Set task:
What is wanted is an exact restatement of the lines from the one with "Give me the React, TypeScript" through the one with "Chart.register(...registerables);", both included, and of no other lines.

Provided material:

·····

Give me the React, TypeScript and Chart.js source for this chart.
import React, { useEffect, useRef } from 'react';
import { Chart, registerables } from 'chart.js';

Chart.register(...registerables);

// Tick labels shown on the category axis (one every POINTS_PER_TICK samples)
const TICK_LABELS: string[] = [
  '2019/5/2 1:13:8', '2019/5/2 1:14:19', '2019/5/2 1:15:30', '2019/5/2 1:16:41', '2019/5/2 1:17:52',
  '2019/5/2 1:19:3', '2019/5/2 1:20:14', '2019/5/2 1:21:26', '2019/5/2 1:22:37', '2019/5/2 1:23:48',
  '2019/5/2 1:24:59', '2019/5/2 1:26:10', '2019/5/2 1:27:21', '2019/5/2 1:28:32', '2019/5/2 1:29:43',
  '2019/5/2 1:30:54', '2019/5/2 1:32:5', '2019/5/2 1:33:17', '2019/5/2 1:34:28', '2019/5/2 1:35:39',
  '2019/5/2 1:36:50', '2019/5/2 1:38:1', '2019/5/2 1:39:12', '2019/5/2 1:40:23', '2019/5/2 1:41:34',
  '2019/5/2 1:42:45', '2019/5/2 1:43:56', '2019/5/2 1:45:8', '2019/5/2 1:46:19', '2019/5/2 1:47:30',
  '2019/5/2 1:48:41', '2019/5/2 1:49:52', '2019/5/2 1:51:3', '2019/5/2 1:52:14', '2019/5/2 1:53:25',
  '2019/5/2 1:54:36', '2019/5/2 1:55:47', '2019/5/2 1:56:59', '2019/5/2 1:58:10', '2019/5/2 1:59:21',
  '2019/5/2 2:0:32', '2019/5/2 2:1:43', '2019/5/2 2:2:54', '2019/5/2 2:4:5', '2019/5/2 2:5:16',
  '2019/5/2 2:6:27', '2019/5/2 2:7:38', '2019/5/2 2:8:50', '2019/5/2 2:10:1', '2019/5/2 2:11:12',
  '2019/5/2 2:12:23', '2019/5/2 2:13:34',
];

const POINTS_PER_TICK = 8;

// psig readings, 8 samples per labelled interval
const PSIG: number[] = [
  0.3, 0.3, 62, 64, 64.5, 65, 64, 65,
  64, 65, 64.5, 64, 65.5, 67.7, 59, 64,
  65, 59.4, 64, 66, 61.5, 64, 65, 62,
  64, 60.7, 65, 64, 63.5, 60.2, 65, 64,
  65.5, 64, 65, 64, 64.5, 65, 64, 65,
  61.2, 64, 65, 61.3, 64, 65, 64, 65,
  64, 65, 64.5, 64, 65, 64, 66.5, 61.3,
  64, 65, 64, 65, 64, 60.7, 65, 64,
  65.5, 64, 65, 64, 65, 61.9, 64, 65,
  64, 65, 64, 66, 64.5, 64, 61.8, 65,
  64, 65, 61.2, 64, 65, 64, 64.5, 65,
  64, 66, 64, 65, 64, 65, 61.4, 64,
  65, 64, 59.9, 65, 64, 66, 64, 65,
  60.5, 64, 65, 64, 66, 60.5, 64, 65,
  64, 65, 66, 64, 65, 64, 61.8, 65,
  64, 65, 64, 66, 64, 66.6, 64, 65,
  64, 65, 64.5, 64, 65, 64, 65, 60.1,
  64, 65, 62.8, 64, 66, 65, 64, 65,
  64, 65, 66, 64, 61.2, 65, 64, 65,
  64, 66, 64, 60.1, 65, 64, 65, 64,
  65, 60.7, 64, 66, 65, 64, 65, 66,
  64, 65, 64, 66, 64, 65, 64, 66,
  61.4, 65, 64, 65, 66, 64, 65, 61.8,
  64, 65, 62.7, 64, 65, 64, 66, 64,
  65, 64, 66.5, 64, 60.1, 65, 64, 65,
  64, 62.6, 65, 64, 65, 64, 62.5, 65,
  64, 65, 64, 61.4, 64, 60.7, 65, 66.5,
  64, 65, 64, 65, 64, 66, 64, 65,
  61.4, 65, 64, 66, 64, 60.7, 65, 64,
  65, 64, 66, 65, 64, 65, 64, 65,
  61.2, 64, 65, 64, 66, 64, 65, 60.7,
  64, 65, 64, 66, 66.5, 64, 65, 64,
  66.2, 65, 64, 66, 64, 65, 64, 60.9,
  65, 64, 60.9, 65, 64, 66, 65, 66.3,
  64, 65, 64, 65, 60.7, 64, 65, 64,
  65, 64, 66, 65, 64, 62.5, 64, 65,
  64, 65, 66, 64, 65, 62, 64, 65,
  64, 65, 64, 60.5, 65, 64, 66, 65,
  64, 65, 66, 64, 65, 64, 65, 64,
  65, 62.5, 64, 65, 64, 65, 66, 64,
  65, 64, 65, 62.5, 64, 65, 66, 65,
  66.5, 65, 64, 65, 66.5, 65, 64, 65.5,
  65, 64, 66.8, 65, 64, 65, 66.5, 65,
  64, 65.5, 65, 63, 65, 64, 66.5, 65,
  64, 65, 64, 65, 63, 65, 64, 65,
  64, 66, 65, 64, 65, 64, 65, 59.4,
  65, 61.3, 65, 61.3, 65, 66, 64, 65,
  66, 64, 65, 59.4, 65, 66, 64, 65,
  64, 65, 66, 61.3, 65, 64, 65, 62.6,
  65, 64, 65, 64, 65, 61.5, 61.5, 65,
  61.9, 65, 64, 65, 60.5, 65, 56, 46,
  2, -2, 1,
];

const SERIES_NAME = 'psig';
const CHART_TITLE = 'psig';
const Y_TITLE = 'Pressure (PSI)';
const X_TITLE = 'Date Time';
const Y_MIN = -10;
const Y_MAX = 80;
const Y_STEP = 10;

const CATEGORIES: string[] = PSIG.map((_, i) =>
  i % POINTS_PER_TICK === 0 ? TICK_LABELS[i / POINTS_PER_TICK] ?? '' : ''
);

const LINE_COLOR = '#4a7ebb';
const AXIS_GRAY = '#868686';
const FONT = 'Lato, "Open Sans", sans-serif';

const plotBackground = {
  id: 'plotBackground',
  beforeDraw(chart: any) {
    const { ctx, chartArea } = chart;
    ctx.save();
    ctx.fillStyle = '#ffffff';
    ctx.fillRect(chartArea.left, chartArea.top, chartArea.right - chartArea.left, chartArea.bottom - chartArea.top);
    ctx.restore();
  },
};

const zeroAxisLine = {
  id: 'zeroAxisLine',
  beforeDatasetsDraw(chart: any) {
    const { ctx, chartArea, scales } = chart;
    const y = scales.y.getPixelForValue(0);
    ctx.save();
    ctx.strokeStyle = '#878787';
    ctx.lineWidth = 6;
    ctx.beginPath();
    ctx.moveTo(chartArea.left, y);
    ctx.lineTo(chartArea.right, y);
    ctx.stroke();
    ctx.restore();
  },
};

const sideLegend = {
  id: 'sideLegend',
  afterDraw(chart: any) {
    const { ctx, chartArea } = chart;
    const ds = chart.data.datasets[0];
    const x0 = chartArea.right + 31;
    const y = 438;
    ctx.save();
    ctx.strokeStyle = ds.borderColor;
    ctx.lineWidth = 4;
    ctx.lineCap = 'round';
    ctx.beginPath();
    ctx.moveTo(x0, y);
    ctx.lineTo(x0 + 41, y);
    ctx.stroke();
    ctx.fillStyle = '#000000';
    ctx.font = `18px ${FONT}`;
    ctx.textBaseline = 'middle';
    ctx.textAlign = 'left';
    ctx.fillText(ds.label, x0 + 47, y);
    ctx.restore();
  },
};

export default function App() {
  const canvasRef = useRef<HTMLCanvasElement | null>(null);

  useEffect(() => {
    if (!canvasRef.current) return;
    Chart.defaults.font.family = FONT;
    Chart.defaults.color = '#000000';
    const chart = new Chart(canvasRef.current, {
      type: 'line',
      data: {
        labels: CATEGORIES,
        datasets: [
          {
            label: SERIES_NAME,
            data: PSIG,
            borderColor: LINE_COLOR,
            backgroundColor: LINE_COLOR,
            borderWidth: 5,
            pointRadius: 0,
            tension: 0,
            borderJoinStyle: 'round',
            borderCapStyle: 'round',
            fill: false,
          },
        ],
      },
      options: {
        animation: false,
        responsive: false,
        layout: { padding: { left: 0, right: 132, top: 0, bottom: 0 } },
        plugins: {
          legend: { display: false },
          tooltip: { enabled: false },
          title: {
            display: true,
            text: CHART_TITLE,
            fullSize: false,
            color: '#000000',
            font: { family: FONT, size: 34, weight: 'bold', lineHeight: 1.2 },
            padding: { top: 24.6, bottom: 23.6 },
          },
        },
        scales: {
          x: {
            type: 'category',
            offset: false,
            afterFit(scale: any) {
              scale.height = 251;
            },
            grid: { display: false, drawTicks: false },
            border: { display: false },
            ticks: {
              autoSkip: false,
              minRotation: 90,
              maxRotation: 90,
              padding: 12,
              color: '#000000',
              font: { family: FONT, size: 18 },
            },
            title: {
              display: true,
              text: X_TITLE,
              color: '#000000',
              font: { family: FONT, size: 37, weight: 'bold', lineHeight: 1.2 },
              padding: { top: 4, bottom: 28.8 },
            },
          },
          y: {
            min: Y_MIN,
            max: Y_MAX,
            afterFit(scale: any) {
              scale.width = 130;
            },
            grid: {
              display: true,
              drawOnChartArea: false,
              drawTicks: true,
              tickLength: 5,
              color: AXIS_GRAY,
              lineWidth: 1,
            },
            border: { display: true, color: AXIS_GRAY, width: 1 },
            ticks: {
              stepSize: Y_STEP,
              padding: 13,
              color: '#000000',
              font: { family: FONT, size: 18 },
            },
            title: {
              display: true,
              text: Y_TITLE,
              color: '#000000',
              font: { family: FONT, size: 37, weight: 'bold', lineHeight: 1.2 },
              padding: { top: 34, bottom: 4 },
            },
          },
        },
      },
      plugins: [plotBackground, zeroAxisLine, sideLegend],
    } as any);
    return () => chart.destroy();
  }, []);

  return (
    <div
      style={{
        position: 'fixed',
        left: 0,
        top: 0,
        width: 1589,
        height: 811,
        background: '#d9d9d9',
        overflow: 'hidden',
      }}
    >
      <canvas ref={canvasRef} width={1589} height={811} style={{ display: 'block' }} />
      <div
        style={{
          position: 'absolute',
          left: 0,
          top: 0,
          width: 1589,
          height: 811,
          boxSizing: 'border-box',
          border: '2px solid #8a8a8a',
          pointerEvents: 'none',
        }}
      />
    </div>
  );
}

·····

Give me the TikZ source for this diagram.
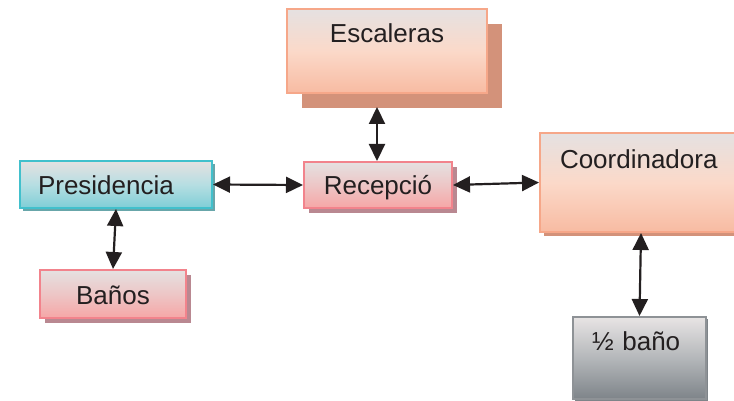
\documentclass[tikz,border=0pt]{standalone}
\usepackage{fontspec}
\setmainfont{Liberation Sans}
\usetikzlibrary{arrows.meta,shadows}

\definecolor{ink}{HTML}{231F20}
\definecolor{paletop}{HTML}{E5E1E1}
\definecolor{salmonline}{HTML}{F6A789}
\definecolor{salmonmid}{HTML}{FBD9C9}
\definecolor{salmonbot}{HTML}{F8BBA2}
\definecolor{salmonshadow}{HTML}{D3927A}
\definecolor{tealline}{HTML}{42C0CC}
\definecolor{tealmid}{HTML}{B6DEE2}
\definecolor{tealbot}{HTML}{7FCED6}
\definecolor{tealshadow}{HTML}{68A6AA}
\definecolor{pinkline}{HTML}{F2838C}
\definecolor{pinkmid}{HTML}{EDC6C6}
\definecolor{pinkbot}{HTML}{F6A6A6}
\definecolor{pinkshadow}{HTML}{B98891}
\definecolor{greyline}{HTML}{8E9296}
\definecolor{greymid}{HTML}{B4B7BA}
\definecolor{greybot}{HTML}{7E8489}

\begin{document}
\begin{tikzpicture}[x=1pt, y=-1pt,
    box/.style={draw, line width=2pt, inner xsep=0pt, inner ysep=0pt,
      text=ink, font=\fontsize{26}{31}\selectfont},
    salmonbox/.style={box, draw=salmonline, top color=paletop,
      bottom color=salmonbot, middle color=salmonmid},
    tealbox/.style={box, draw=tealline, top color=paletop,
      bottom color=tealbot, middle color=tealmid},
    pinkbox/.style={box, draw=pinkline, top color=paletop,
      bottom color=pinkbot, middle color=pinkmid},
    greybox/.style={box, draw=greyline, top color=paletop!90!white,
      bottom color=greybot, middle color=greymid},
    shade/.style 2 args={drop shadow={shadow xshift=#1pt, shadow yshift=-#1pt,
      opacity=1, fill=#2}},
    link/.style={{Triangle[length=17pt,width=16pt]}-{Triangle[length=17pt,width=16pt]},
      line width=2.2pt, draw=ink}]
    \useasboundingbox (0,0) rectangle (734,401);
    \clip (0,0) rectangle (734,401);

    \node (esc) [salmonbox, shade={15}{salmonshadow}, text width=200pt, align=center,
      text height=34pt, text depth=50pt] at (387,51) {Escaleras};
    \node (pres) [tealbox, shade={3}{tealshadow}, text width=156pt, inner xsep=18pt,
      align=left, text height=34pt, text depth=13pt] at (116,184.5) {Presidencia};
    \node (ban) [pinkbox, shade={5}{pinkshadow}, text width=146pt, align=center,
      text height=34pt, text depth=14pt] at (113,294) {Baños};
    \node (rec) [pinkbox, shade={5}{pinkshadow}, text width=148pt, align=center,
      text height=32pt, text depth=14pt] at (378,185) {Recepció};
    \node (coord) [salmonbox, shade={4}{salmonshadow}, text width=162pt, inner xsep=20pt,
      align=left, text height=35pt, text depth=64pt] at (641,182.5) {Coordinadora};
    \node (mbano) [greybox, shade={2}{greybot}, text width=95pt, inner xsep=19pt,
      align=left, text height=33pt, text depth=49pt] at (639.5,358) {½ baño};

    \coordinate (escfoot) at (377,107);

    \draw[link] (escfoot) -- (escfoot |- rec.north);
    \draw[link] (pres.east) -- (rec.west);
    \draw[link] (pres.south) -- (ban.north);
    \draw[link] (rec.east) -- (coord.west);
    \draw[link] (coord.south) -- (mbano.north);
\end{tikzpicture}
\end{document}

·····

Problem solution:
Give me the React, TypeScript and Chart.js source for this chart.
import React, { useEffect, useRef } from 'react';
import { Chart, registerables } from 'chart.js';

Chart.register(...registerables);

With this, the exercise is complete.